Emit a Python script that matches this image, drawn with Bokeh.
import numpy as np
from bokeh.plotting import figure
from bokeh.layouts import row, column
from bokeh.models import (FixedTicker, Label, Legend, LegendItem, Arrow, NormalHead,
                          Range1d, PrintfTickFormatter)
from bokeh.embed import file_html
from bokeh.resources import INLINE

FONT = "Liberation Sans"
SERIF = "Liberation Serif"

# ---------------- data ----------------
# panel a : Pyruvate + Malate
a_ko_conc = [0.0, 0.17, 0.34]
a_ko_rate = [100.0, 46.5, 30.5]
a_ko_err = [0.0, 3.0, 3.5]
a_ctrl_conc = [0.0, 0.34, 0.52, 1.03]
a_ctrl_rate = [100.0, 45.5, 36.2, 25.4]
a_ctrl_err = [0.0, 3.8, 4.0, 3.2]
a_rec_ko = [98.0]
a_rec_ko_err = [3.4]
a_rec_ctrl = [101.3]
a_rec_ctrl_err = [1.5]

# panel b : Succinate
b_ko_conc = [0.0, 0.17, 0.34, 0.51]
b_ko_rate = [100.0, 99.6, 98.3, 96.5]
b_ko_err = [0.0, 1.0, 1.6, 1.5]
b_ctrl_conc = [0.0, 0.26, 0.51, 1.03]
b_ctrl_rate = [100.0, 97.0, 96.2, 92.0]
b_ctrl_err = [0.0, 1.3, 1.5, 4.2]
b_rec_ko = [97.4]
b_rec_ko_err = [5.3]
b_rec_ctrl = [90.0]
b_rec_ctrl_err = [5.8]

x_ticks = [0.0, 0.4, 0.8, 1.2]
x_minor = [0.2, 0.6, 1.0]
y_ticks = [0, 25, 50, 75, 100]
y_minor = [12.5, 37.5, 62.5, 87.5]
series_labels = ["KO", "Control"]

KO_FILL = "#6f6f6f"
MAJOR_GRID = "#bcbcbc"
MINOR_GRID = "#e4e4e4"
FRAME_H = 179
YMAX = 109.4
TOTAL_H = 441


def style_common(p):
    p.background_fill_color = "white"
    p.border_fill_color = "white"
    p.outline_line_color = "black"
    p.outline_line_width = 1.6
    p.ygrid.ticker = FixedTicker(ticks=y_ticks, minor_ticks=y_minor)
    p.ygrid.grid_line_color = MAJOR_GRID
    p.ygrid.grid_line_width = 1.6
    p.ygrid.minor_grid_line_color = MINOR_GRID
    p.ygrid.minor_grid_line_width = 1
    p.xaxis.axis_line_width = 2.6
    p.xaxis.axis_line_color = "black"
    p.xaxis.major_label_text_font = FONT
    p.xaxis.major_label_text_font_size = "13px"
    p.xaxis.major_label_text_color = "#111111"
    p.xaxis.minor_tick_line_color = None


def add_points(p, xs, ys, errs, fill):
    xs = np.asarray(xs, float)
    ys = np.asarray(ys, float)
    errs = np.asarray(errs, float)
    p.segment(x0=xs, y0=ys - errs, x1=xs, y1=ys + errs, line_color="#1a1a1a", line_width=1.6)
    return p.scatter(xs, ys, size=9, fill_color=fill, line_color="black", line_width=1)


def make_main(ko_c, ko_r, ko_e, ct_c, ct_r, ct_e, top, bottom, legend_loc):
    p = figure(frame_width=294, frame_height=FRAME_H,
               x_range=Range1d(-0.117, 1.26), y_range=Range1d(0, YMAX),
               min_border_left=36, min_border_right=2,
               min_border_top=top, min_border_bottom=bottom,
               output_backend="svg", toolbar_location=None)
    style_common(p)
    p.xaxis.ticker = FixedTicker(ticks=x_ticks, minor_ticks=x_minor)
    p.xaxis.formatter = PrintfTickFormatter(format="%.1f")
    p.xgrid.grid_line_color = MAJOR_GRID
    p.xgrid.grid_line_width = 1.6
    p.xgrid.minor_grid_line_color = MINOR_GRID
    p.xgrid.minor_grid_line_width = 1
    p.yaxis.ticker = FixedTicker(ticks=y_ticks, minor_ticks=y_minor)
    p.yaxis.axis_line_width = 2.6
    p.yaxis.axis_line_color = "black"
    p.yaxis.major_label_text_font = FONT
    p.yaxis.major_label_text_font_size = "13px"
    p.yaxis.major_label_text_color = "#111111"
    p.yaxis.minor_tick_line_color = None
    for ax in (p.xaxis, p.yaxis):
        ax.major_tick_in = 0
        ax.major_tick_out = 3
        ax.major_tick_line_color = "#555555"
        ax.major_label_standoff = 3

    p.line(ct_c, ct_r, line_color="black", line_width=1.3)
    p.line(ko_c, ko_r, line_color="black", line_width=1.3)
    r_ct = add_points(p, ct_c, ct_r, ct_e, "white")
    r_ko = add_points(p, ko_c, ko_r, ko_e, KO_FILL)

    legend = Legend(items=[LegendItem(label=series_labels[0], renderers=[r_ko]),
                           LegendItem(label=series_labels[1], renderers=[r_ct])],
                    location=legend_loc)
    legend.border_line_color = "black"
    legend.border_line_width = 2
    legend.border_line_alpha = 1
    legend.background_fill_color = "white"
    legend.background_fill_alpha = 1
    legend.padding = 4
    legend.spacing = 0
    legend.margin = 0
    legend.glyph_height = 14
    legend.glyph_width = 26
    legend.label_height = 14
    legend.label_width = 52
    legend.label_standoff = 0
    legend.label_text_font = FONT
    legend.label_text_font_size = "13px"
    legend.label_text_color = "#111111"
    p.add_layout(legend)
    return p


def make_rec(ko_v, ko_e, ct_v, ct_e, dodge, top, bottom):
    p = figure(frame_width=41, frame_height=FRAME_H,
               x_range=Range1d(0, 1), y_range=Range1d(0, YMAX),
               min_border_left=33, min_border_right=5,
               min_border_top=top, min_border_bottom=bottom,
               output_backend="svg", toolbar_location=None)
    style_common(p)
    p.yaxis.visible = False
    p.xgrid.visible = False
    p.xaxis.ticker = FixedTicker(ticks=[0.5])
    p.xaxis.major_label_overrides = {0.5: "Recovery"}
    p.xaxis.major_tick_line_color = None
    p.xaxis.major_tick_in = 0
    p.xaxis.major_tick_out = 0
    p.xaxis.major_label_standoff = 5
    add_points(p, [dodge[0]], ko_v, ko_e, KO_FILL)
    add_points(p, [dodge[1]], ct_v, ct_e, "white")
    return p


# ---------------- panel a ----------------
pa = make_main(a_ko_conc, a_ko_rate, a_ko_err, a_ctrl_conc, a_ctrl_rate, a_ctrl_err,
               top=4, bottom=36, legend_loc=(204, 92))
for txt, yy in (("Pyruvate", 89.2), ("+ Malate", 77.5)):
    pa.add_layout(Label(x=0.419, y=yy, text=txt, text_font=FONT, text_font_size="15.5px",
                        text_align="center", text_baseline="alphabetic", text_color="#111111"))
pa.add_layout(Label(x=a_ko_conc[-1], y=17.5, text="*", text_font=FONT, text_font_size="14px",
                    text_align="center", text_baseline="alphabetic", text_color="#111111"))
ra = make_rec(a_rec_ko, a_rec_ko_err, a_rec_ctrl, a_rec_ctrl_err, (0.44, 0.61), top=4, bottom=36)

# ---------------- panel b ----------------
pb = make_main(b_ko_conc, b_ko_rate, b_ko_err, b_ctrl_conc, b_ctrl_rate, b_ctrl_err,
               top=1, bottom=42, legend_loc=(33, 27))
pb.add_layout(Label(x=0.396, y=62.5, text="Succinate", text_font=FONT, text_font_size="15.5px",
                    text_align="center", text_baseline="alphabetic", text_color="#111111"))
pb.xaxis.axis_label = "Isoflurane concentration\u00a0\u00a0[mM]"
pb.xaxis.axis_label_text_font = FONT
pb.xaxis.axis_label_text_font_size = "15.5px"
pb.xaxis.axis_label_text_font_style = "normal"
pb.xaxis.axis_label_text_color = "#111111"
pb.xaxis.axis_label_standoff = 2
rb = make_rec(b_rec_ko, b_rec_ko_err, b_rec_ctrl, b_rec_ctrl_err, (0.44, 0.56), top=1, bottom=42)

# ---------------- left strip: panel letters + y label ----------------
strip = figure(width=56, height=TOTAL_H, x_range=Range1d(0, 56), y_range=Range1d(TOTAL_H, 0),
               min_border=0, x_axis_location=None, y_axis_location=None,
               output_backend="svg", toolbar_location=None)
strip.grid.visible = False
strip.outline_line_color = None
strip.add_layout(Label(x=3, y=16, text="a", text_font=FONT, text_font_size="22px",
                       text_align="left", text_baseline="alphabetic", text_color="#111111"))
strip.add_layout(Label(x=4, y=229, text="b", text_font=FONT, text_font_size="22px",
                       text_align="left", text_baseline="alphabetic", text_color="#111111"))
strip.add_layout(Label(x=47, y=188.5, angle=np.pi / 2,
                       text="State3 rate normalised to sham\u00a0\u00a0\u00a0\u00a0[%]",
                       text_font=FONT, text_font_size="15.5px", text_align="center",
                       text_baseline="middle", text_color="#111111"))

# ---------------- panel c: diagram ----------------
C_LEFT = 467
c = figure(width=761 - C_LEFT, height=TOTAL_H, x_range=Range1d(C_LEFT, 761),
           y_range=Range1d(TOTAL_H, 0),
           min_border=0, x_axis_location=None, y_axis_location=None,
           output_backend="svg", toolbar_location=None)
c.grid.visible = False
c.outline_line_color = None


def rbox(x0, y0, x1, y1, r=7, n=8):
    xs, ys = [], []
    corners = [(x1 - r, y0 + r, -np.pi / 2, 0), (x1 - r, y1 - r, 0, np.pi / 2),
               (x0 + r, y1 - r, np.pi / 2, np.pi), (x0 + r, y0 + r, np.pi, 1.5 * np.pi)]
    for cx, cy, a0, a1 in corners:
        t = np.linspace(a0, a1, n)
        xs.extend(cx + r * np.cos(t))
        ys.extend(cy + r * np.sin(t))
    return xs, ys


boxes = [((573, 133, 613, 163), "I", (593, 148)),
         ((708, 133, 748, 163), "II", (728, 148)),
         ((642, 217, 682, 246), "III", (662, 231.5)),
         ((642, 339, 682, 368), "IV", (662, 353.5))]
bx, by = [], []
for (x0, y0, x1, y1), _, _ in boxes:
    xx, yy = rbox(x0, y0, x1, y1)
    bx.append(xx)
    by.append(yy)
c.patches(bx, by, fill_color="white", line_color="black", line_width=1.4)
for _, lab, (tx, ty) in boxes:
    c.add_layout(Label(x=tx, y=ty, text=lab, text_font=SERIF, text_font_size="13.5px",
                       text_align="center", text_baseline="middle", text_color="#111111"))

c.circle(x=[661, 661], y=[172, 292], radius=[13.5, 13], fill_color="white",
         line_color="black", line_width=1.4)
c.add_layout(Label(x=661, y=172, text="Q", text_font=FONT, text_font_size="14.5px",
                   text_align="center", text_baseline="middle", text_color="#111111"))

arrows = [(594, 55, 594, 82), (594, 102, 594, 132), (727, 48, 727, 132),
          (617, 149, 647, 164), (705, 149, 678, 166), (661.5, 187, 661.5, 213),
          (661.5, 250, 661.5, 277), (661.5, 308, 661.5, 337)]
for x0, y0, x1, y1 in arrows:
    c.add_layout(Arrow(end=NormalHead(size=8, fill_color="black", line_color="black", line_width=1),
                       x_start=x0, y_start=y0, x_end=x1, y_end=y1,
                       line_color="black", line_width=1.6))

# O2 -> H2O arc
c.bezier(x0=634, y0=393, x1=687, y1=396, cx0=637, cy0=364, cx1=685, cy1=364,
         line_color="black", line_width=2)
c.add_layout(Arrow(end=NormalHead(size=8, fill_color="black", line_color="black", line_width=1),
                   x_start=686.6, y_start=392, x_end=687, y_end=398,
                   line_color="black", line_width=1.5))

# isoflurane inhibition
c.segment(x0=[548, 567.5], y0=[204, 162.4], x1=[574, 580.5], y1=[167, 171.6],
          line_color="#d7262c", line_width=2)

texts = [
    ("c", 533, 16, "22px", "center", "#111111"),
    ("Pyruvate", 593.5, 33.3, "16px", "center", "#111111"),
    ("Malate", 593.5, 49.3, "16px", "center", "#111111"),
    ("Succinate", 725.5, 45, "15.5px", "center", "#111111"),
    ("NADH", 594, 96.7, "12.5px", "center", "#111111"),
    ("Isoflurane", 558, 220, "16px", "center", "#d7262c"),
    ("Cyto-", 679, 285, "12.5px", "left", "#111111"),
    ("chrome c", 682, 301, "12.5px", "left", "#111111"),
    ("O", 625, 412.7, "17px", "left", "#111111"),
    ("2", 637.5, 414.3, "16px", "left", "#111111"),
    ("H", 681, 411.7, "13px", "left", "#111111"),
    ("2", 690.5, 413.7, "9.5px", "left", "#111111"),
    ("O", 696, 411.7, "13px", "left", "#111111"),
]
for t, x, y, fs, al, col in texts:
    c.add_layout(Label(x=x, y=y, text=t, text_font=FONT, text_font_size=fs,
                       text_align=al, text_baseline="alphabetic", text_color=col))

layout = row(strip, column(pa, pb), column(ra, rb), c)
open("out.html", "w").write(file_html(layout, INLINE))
--------------------
* _EXERCISE DIRECTIONS_:
Return exactly, please, the lines of the material from the first one down to and including the line where "b_rec_ctrl_err = [5.8]" appears.

* _ANSWER BELOW_:
Emit a Python script that matches this image, drawn with Bokeh.
import numpy as np
from bokeh.plotting import figure
from bokeh.layouts import row, column
from bokeh.models import (FixedTicker, Label, Legend, LegendItem, Arrow, NormalHead,
                          Range1d, PrintfTickFormatter)
from bokeh.embed import file_html
from bokeh.resources import INLINE

FONT = "Liberation Sans"
SERIF = "Liberation Serif"

# ---------------- data ----------------
# panel a : Pyruvate + Malate
a_ko_conc = [0.0, 0.17, 0.34]
a_ko_rate = [100.0, 46.5, 30.5]
a_ko_err = [0.0, 3.0, 3.5]
a_ctrl_conc = [0.0, 0.34, 0.52, 1.03]
a_ctrl_rate = [100.0, 45.5, 36.2, 25.4]
a_ctrl_err = [0.0, 3.8, 4.0, 3.2]
a_rec_ko = [98.0]
a_rec_ko_err = [3.4]
a_rec_ctrl = [101.3]
a_rec_ctrl_err = [1.5]

# panel b : Succinate
b_ko_conc = [0.0, 0.17, 0.34, 0.51]
b_ko_rate = [100.0, 99.6, 98.3, 96.5]
b_ko_err = [0.0, 1.0, 1.6, 1.5]
b_ctrl_conc = [0.0, 0.26, 0.51, 1.03]
b_ctrl_rate = [100.0, 97.0, 96.2, 92.0]
b_ctrl_err = [0.0, 1.3, 1.5, 4.2]
b_rec_ko = [97.4]
b_rec_ko_err = [5.3]
b_rec_ctrl = [90.0]
b_rec_ctrl_err = [5.8]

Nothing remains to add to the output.